Business Property Investment Tax Credit
Eligible taxpayers may claim a credit based on a percentage of the cost of capitalized tangible personal property that is placed in service during the taxable year, in excess of an applicable threshold. This credit is taken in equal installments over four years, beginning the year after the property is first placed in service. The credit percentage and threshold are based on the tier designation of the county where the property is placed in service. The following investment thresholds apply:

Harnett County (tier 2) ............................................................$1,000,000
Harnett County (tier 2) Credit Percentage................................................5%

Research and Development Tax Credit
Taxpayers that have qualified for North Carolina research expenses during a taxable year are allowed a credit equal to a percentage of those expenses, determined in the following manner:

1. Small business - If the taxpayer was a small business as of the last day of the taxable year, the applicable percentage is 3%.

2. Low-tier research - For expenses with respect to research performed in a development tier 1 county, the applicable percentage is 3%.

3. Other research - For expenses not covered under items (1) or (2) above, the percentages provided in the table below apply to the taxpayer's qualified North Carolina research expenses during the taxable year at the following levels:

• $0-$50 million 1%

• $50-$200 million 2%

• Over $200 million 3%

Only one credit is allowed with respect to the same expenses, and then the credit is equal to the higher percentage, not both percentages combined.
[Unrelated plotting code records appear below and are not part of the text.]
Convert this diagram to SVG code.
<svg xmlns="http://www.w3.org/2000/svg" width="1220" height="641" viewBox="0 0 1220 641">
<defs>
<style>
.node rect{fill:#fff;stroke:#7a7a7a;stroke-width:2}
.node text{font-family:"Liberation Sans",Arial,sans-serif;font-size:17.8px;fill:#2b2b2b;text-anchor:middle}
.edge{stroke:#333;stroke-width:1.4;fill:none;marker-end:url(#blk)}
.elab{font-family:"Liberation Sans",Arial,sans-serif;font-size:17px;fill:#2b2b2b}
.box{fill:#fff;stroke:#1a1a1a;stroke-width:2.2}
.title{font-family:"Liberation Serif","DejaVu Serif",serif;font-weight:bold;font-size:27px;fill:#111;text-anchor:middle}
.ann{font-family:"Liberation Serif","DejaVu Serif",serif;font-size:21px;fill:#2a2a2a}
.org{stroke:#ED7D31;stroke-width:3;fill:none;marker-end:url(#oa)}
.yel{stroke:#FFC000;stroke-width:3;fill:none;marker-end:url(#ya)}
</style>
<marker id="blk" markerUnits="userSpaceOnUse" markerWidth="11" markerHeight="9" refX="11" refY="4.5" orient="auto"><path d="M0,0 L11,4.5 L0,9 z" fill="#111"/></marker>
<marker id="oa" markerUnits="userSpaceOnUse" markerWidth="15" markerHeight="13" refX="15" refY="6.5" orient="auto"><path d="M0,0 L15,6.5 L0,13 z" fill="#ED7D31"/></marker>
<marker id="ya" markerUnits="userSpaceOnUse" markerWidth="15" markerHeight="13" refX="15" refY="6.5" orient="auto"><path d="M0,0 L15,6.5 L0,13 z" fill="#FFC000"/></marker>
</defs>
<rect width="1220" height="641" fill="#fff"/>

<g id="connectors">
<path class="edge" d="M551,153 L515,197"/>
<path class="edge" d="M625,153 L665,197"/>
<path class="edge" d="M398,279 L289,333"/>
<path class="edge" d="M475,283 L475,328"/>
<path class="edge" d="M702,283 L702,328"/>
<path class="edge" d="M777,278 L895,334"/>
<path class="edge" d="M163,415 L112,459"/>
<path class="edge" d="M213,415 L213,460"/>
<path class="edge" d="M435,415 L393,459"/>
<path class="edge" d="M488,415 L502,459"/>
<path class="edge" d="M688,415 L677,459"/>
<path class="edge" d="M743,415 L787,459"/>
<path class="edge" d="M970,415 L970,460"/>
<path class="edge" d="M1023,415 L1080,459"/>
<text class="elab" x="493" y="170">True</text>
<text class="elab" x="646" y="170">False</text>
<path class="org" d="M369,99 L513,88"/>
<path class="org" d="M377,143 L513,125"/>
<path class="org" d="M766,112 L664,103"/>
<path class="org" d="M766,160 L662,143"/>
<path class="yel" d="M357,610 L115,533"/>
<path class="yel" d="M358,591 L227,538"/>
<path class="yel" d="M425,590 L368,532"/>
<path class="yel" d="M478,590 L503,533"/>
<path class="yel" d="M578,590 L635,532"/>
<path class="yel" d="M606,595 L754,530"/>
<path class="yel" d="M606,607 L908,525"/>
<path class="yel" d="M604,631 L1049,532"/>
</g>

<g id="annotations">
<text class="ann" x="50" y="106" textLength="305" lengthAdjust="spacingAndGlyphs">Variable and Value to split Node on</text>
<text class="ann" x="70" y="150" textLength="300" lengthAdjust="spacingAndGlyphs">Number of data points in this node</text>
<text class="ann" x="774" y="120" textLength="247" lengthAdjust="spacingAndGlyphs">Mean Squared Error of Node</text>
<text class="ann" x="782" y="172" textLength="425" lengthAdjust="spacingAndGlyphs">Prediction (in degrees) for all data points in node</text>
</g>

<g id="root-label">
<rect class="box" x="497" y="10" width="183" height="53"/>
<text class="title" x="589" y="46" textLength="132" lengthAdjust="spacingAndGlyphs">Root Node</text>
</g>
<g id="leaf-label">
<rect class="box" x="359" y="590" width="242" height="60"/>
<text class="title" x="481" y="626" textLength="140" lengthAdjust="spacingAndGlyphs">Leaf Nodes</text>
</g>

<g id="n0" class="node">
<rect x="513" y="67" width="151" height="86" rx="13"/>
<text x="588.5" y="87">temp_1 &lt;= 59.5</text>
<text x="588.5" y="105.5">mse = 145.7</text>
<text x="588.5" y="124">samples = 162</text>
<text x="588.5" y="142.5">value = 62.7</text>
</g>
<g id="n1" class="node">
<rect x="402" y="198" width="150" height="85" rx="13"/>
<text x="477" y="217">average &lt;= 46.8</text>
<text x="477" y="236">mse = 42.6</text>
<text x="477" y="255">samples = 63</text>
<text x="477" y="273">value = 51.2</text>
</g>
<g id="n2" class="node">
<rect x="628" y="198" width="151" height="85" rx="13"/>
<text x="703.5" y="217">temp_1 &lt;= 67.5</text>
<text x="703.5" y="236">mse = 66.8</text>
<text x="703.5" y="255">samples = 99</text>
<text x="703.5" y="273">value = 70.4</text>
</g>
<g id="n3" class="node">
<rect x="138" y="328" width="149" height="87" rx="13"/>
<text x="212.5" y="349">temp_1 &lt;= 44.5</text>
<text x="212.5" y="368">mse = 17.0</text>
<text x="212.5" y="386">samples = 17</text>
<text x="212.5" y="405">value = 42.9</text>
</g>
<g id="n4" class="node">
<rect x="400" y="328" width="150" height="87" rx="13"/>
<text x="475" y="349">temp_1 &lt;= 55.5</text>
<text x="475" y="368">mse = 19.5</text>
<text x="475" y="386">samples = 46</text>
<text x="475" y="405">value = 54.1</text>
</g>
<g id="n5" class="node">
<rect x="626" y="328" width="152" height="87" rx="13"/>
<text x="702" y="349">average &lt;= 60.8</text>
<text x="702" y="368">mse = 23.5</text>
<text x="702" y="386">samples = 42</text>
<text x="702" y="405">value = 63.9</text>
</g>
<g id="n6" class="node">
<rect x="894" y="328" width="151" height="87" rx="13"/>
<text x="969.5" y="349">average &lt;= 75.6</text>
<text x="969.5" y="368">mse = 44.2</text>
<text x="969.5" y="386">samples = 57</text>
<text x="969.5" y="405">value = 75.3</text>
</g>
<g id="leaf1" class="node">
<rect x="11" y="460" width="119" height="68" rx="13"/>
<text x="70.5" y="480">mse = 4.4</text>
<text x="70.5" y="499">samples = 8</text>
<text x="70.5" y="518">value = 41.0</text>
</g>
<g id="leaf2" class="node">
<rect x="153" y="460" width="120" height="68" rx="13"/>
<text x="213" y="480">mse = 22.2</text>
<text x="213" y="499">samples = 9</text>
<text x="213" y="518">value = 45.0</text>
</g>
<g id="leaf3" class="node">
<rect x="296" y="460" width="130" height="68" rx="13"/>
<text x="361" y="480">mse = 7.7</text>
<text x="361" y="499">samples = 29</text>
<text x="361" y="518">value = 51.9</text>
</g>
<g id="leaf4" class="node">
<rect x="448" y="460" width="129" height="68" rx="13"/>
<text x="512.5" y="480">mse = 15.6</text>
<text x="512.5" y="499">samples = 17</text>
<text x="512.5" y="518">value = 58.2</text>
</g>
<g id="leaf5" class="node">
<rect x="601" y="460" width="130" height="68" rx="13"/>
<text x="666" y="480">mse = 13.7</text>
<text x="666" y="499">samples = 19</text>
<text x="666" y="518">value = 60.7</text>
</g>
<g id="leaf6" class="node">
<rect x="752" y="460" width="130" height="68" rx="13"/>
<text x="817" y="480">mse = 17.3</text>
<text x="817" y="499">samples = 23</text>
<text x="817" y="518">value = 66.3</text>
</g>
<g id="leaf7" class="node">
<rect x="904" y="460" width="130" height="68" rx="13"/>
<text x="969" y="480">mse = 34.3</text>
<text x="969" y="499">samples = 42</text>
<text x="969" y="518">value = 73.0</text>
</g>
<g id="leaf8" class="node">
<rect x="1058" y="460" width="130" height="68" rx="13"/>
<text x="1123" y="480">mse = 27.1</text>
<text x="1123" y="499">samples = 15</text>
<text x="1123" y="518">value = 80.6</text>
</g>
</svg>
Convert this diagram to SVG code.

If part of the taxpayer’s qualified North Carolina research expenses qualifies under item (2) and the remainder qualifies under item (3), the applicable percentages apply separately to each part of the expenses.

Note: This summary is not meant to be exhaustive. Taxpayers should review the Article 3J statutes prior to claiming credits. Taxpayers that are uncertain about their eligibility or ineligibility to claim credits after reviewing the Article 3J statutes should consult with the Department of Revenue. No application is required to claim Article 3J credits.